Uzbekistan Boosts Car Production and Expands Exports

Between January and October 2024, Uzbekistan produced 338,000 vehicles, generating $455 million in car exports, according to figures revealed during a government meeting chaired by President Shavkat Mirziyoyev on November 25. Next year, the country aims to manufacture 450,000 vehicles in 2025 and boost export revenues to $700 million. The automotive sector has become a cornerstone of Uzbekistan's industrial growth, accounting for 10 percent of the country’s total industrial output. Currently, the industry produces 1,400 types of automotive components and has achieved a 4 percent reduction in production costs. To strengthen domestic manufacturing further, the government plans to launch 63 projects worth $325 million, facilitating the production of an additional 700 types of automotive parts.

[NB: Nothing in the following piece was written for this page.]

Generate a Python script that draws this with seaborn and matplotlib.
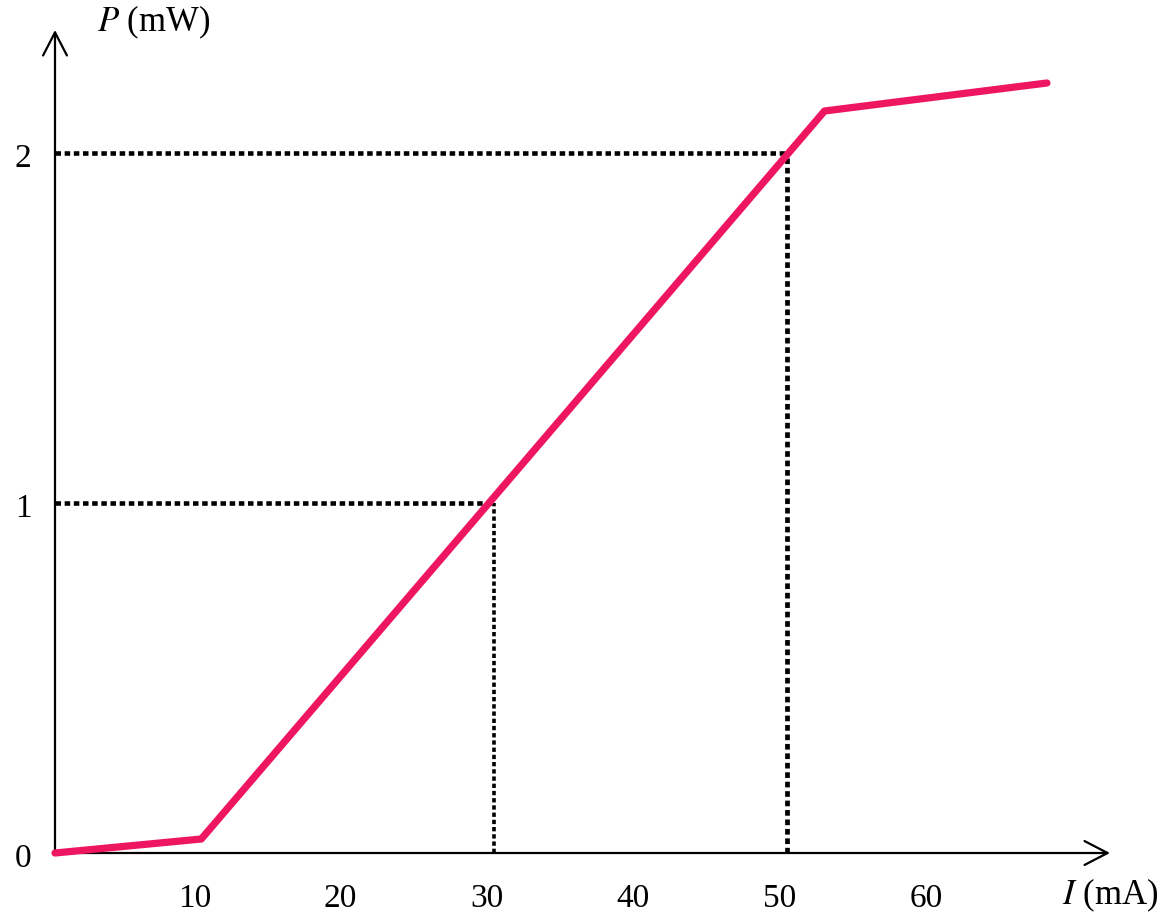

Uzbekistan’s vehicle assembly incorporates major global brands, including Chevrolet (USA), as well as South Korean and Chinese manufacturers. The country’s commitment to innovation and green energy was underscored by the June opening of a BYD electric vehicle plant in Jizzakh, which marked a significant milestone for the industry. The new Jizzakh plant currently produces 50,000 electric vehicles annually during its first phase. Planned expansions include: Second phase: A $300 million investment to scale production to 200,000 electric vehicles per year. Third phase: A $500 million investment to increase capacity to 500,000 vehicles annually. These developments highlight Uzbekistan’s commitment to becoming a regional leader in electric vehicle production and innovation. The country’s automotive industry has demonstrated remarkable growth, fueled by strategic investments in local manufacturing and a focus on sustainable technologies. By prioritizing electric vehicles and expanding exports, Uzbekistan is positioning itself as a competitive player in the global automotive market.